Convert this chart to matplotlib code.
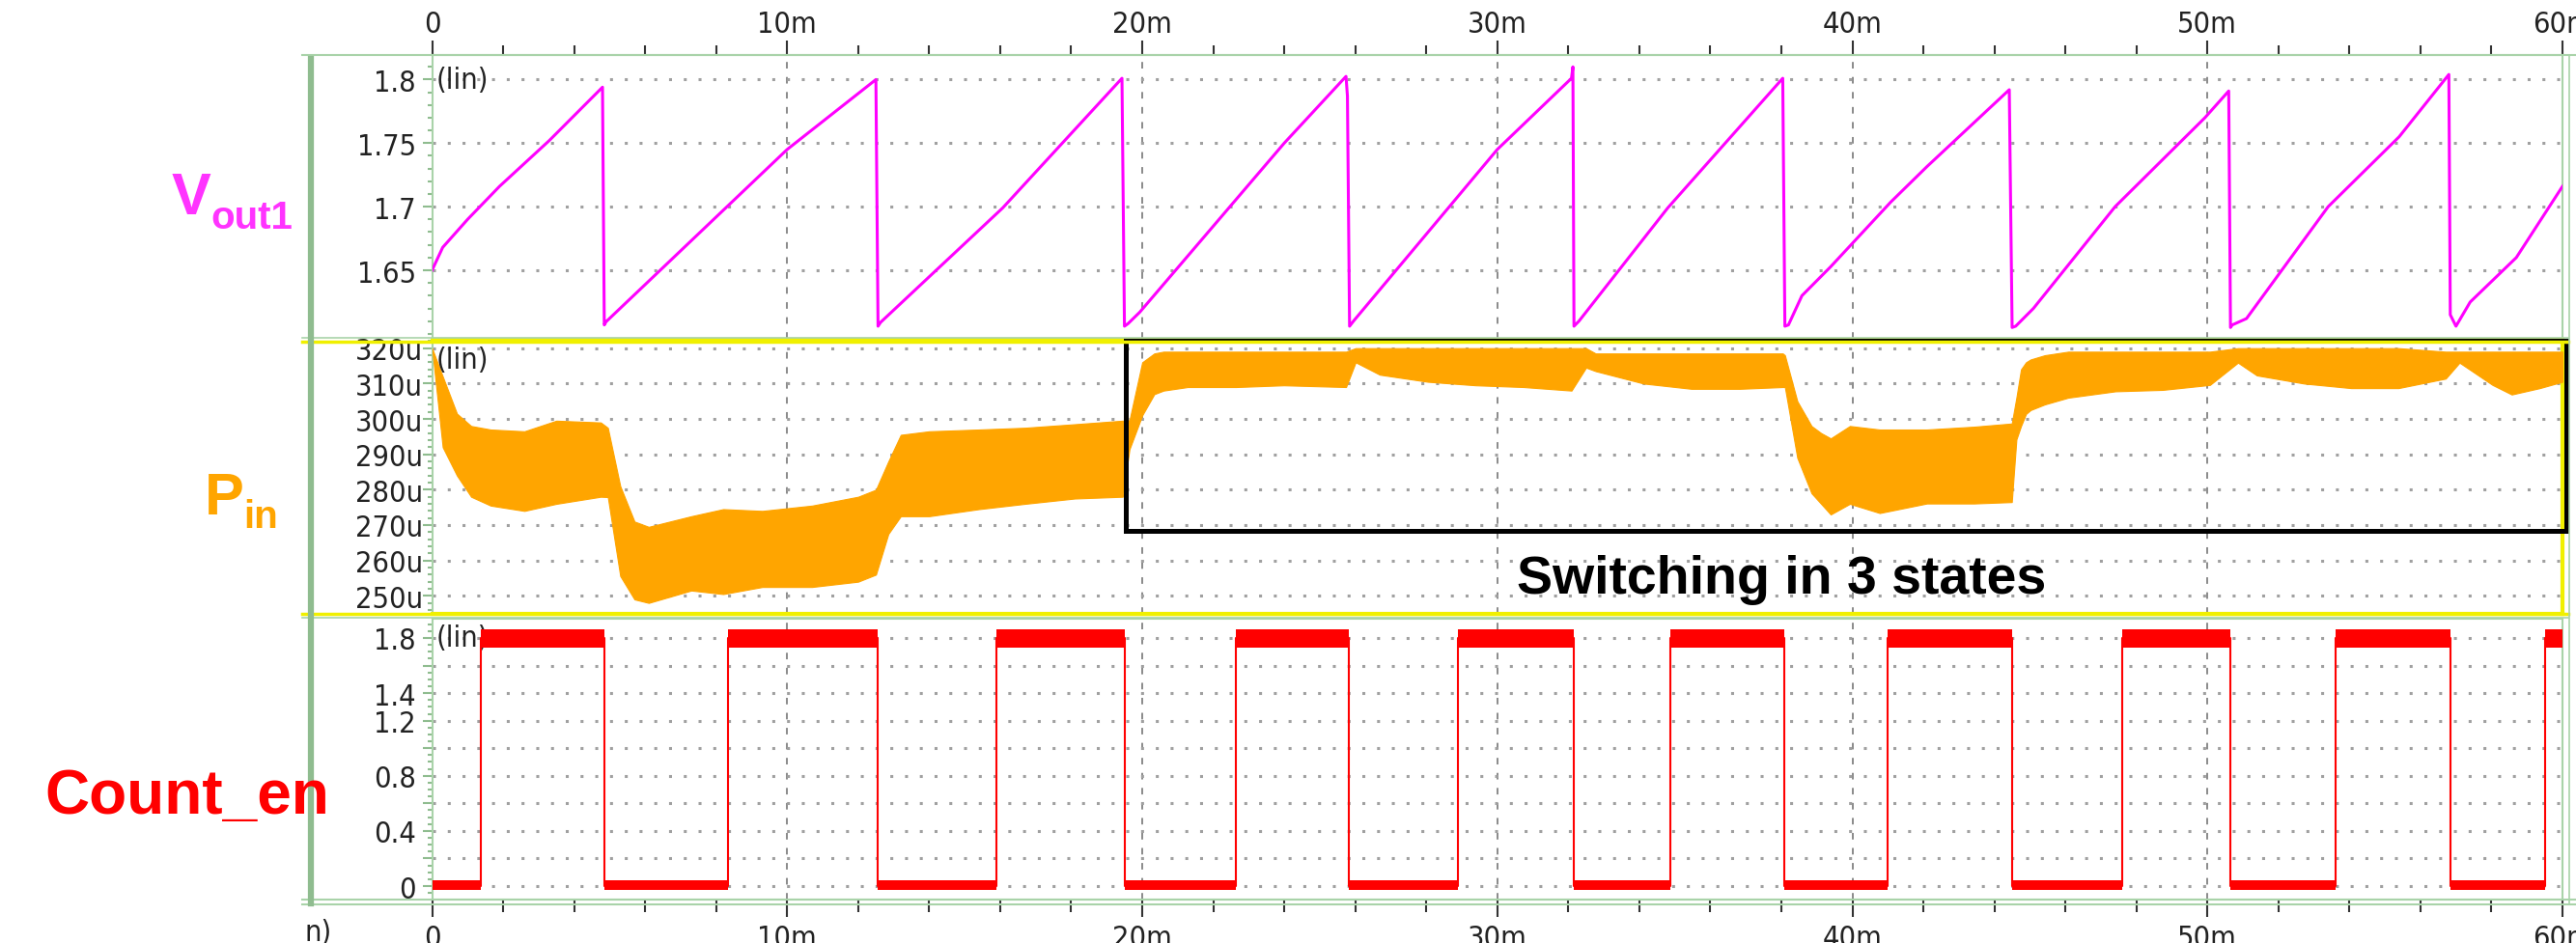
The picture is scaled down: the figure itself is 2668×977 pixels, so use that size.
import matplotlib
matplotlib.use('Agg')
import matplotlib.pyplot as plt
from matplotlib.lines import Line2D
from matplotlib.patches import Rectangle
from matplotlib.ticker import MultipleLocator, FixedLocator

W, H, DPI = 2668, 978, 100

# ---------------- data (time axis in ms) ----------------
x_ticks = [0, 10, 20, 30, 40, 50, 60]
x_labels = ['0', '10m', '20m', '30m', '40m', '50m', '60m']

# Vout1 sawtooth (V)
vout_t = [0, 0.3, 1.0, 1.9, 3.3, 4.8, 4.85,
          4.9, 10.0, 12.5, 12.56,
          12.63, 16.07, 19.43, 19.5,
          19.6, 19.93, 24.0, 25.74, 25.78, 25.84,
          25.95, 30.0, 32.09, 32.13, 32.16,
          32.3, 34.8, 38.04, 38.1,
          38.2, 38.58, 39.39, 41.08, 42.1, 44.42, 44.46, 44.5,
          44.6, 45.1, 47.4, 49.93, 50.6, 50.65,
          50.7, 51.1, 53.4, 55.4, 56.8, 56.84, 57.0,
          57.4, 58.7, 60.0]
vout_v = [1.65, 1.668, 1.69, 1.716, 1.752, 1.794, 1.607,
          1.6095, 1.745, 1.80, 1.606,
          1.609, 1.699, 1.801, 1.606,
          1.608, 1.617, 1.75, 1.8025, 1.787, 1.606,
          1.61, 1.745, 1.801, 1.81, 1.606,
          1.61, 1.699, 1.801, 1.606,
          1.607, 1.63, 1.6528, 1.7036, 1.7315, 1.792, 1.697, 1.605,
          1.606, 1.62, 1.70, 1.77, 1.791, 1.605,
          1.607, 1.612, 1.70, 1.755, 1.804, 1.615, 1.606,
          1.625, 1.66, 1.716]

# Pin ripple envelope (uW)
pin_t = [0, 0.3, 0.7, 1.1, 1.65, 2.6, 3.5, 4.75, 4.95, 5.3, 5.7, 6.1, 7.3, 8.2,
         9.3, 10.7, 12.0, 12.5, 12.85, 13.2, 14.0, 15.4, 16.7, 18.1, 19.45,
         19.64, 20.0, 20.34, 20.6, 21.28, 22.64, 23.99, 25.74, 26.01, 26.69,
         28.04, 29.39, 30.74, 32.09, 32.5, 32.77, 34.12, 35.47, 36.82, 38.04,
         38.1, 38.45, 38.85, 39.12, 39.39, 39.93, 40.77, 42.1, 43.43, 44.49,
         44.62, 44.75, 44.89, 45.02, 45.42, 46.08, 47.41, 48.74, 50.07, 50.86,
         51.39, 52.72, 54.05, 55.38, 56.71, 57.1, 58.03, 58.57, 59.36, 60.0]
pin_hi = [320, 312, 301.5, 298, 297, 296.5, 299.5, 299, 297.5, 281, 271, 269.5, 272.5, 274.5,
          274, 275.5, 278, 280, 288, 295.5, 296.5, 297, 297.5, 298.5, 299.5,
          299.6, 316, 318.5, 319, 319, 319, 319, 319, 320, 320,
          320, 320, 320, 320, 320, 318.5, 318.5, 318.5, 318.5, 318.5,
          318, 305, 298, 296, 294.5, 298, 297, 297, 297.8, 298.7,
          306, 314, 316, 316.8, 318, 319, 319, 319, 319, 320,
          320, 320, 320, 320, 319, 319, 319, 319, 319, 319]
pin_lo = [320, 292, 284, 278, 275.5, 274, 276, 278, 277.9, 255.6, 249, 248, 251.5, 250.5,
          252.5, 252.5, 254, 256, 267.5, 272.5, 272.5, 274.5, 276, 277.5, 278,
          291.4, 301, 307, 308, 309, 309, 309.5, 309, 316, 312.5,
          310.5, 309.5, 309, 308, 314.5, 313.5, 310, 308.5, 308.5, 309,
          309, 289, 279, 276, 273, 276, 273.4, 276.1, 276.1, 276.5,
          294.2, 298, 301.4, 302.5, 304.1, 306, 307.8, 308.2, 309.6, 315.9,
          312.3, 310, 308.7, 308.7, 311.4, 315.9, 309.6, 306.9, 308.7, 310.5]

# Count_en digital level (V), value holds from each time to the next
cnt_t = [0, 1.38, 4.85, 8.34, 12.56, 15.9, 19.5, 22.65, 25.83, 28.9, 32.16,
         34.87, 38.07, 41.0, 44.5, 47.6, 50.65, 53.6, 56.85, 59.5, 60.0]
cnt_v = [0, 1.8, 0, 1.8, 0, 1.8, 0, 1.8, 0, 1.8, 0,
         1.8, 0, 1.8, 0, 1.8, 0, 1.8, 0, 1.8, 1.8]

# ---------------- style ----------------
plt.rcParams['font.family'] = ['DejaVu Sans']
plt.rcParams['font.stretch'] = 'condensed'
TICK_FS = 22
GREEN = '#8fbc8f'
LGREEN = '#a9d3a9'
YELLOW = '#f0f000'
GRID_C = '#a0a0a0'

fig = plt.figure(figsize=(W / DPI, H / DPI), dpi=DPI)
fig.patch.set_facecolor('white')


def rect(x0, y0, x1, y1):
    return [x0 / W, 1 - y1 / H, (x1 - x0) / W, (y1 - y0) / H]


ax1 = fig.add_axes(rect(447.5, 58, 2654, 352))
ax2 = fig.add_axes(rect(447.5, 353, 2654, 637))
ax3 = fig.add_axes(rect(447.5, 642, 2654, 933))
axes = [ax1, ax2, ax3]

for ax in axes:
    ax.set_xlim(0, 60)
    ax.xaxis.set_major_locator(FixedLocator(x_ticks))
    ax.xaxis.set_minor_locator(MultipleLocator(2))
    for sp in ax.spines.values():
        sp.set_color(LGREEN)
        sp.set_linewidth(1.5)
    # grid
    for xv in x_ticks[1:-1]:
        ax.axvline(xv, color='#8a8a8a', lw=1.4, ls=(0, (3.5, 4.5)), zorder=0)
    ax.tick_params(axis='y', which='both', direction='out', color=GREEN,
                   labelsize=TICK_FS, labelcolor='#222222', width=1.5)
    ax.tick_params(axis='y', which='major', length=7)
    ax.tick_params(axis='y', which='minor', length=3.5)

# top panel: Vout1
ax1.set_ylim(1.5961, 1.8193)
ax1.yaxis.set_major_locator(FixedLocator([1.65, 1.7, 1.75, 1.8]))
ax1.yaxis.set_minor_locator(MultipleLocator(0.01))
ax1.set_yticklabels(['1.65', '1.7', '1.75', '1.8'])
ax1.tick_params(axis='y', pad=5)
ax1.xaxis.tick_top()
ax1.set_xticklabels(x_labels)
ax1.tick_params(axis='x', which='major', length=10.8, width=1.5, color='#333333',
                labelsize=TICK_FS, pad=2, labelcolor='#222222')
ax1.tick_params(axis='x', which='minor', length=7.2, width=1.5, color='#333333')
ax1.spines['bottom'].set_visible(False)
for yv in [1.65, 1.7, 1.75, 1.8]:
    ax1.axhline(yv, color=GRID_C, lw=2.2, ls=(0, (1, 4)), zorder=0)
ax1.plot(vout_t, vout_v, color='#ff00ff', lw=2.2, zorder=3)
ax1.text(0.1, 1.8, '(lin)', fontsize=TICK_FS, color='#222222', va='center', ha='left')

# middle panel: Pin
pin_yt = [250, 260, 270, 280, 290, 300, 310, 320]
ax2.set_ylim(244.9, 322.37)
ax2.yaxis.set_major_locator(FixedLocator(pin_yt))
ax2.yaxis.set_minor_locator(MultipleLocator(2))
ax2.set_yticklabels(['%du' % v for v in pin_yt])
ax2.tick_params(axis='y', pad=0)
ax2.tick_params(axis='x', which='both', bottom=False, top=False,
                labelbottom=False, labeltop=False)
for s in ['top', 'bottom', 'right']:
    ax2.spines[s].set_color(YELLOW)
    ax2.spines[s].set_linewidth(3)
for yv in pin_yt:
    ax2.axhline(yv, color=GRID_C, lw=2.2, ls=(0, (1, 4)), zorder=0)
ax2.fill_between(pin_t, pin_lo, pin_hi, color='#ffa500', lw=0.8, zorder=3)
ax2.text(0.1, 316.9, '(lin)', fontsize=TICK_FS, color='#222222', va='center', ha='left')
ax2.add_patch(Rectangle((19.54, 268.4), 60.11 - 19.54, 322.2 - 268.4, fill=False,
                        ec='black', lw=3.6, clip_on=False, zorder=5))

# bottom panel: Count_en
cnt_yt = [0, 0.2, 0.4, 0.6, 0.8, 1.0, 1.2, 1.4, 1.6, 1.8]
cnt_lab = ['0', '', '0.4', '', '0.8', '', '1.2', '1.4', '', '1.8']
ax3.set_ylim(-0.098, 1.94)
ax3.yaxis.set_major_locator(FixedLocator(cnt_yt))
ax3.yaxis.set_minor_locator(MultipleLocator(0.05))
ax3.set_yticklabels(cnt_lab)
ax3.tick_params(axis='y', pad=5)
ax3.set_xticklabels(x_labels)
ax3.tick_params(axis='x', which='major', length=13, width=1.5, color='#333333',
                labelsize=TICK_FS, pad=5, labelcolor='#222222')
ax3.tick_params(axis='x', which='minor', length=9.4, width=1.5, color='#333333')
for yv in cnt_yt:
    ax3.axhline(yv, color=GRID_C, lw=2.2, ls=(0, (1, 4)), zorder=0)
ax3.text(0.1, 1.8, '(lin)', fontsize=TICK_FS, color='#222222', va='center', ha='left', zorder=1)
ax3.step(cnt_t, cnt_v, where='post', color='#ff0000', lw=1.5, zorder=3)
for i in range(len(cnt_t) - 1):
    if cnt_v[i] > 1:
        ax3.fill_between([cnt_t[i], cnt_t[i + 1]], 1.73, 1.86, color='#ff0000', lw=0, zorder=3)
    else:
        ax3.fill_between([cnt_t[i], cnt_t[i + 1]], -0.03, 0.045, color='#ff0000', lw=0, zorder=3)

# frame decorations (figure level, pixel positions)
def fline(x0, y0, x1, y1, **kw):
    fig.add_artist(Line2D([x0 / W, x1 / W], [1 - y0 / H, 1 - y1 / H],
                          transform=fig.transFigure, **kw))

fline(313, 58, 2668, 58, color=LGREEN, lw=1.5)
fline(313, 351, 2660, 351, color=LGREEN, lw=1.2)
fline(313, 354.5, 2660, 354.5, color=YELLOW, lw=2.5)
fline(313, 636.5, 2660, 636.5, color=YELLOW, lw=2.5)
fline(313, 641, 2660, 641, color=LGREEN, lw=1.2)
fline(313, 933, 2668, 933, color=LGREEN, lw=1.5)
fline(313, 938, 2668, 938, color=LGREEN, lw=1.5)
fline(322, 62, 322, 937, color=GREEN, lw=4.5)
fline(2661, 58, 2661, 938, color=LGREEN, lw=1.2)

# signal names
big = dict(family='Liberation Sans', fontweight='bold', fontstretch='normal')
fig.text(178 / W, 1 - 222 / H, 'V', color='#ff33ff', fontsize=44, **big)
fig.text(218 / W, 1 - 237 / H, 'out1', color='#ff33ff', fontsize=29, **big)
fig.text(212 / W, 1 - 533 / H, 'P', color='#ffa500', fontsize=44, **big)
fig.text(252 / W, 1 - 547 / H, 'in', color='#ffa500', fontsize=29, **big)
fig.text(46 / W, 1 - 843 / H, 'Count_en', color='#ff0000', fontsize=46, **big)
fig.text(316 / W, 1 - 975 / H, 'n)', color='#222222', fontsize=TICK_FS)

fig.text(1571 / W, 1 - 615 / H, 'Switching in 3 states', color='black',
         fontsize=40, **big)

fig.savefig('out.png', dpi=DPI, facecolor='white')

-------

What you are asked to do: Everything from the line that contains "The picture is" through the line that contains "x_labels = ['0', '10m', '20m', '30m', '40m', '50m', '60m']" is to be transcribed exactly, and nothing outside that range.

Task solution:
The picture is scaled down: the figure itself is 2668×977 pixels, so use that size.
import matplotlib
matplotlib.use('Agg')
import matplotlib.pyplot as plt
from matplotlib.lines import Line2D
from matplotlib.patches import Rectangle
from matplotlib.ticker import MultipleLocator, FixedLocator

W, H, DPI = 2668, 978, 100

# ---------------- data (time axis in ms) ----------------
x_ticks = [0, 10, 20, 30, 40, 50, 60]
x_labels = ['0', '10m', '20m', '30m', '40m', '50m', '60m']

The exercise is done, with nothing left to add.